I think we will see a similar result in Safari. Indeed. We are scaling it up so you are definitely expecting some image quality falloff there. Okay, now the last thing I want to test here real quick is how background sizing can help us when we are using flexible layouts. So what I want to do now is I want to go up to my wrapper selector and I am going to change the width from 760 pixels to 50%. So it's going to shrink this down so that the wrapper container div tag is only 50% of the available browser's size. Then I am going to go down to wrapper one and I am going to change its width to 50% as well.
So it's going to be 50% of that. Now I can go down to my background sizing properties and I can just go ahead and tell that I want that to be 100%. So 100%, 100%. Okay, if I save this and then preview this in one of my browsers, I now have a flexible layout. Notice that if I resize the browser window, not only does the element's width resize, but the background image in it resizes as well.
It makes that incredibly flexible. Now, obviously, image quality there is a huge factor. Let's try that in one of our other browsers. Try that in Firefox. So depending upon on how large this background image could possibly scale, you are going to want to make sure that you have a version of it that's going to look good at that particular size. Now, that's extremely helpful for flexible layouts. it really gives us a capability that we haven't had before. So, for me, those two things really stand out. First, it's going to make it a lot easier to reuse icons, like we were doing originally, making smaller images throughout my sites, just using the same icon.

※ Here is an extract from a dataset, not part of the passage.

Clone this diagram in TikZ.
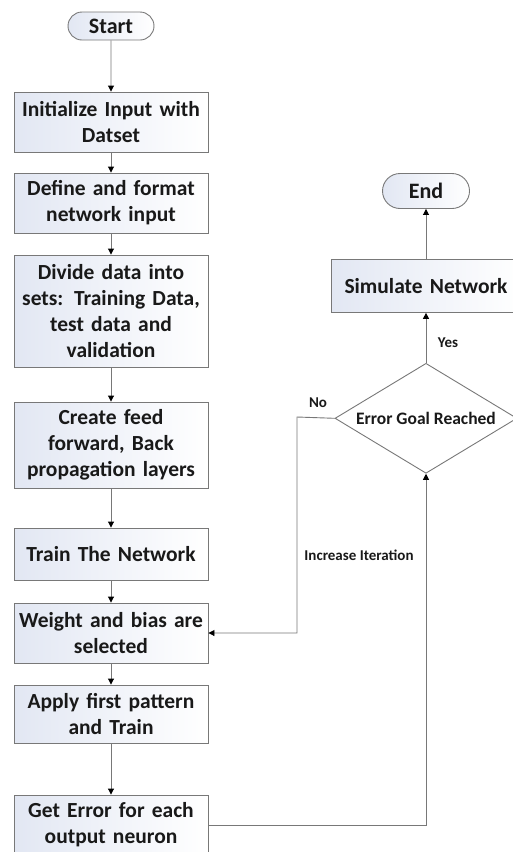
\documentclass[tikz,border=0pt]{standalone}
\usepackage{fontspec}
\setmainfont{Carlito}
\usepackage{tikz}
\usetikzlibrary{arrows.meta,positioning,shapes.geometric,shapes.misc}
\definecolor{boxfill}{RGB}{226,231,243}
\definecolor{linegray}{RGB}{120,120,120}
\definecolor{inkdark}{RGB}{25,25,25}

\tikzset{
  stepbox/.style={draw=linegray, line width=0.9pt, left color=boxfill, right color=white,
    text width=192pt, inner xsep=1pt, inner ysep=2pt, align=center, text=inkdark,
    font=\bfseries\fontsize{21.5}{26}\selectfont},
  termbox/.style={draw=linegray, line width=0.9pt, rounded rectangle, left color=boxfill, right color=white,
    inner sep=1pt, text=inkdark, font=\bfseries\fontsize{22}{24}\selectfont},
  decbox/.style={draw=linegray, line width=0.9pt, diamond, aspect=1.65, inner sep=0pt,
    fill=white, text=inkdark, minimum width=182pt, minimum height=110pt,
    font=\bfseries\fontsize{17.5}{20}\selectfont},
  flow/.style={draw=linegray, line width=0.9pt, -{Triangle[color=black, length=6pt, width=6pt]}},
  tag/.style={text=inkdark, font=\bfseries\fontsize{15}{17}\selectfont}
}

\begin{document}
\begin{tikzpicture}[x=1pt, y=1pt]
  \useasboundingbox (0,0) rectangle (512,-852);

  % main column
  \node[termbox, minimum width=88pt, minimum height=28pt] (start) at (111,-26) {Start};
  \node[stepbox, minimum height=60pt] (init) at (111,-122) {Initialize Input with\\ Datset};
  \node[stepbox, minimum height=60pt] (define) at (111,-203) {Define and format\\ network input};
  \node[stepbox, minimum height=112pt] (divide) at (111,-311) {Divide data into\\ sets: Training Data,\\ test data and\\ validation};
  \node[stepbox, minimum height=86pt] (create) at (111,-445) {Create feed\\ forward, Back\\ propagation layers};
  \node[stepbox, minimum height=52pt] (train) at (111,-554) {Train The Network};
  \node[stepbox, minimum height=60pt] (weight) at (111,-633) {Weight and bias are\\ selected};
  \node[stepbox, minimum height=58pt] (apply) at (111,-714) {Apply first pattern\\ and Train};
  \node[stepbox, minimum height=60pt] (err) at (111,-825) {Get Error for each\\ output neuron};

  % right column
  \node[termbox, minimum width=89pt, minimum height=35pt] (end) at (426,-191) {End};
  \node[stepbox, text width=188pt, minimum height=53pt, below=50pt of end] (sim) {Simulate Network};
  \node[decbox, below=50pt of sim] (goal) {Error Goal Reached};
  \coordinate (nobend) at (297,-417);

  % connectors
  \draw[flow] (start) -- (init);
  \draw[flow] (init) -- (define);
  \draw[flow] (define) -- (divide);
  \draw[flow] (divide) -- (create);
  \draw[flow] (create) -- (train);
  \draw[flow] (train) -- (weight);
  \draw[flow] (weight) -- (apply);
  \draw[flow] (apply) -- (err);
  \draw[flow] (err.east) -| (goal.south);
  \draw[flow] (goal.west) -- (nobend) |- (weight.east);
  \draw[flow] (goal.north) -- (sim.south);
  \draw[flow] (sim.north) -- (end.south);

  % labels
  \node[tag] (nolbl) at (318,-403) {No};
  \node[tag] (yeslbl) at (448,-343) {Yes};
  \node[tag] (itlbl) at (359,-555) {Increase Iteration};
\end{tikzpicture}
\end{document}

Second, that ability that we just practiced there, the ability to add percentage based backgrounds, images to flexible layouts, it's going to eliminate a lot of the workarounds needed to make those layouts scale properly. Now, of course, this property does open you up to potential problems. Scaling images up can cause serious image degradation or image quality loss, so you want to be careful about how much scaling you allow in your layouts. But if you plan carefully, this is definitely one of those properties that can really help you out when creating your layouts.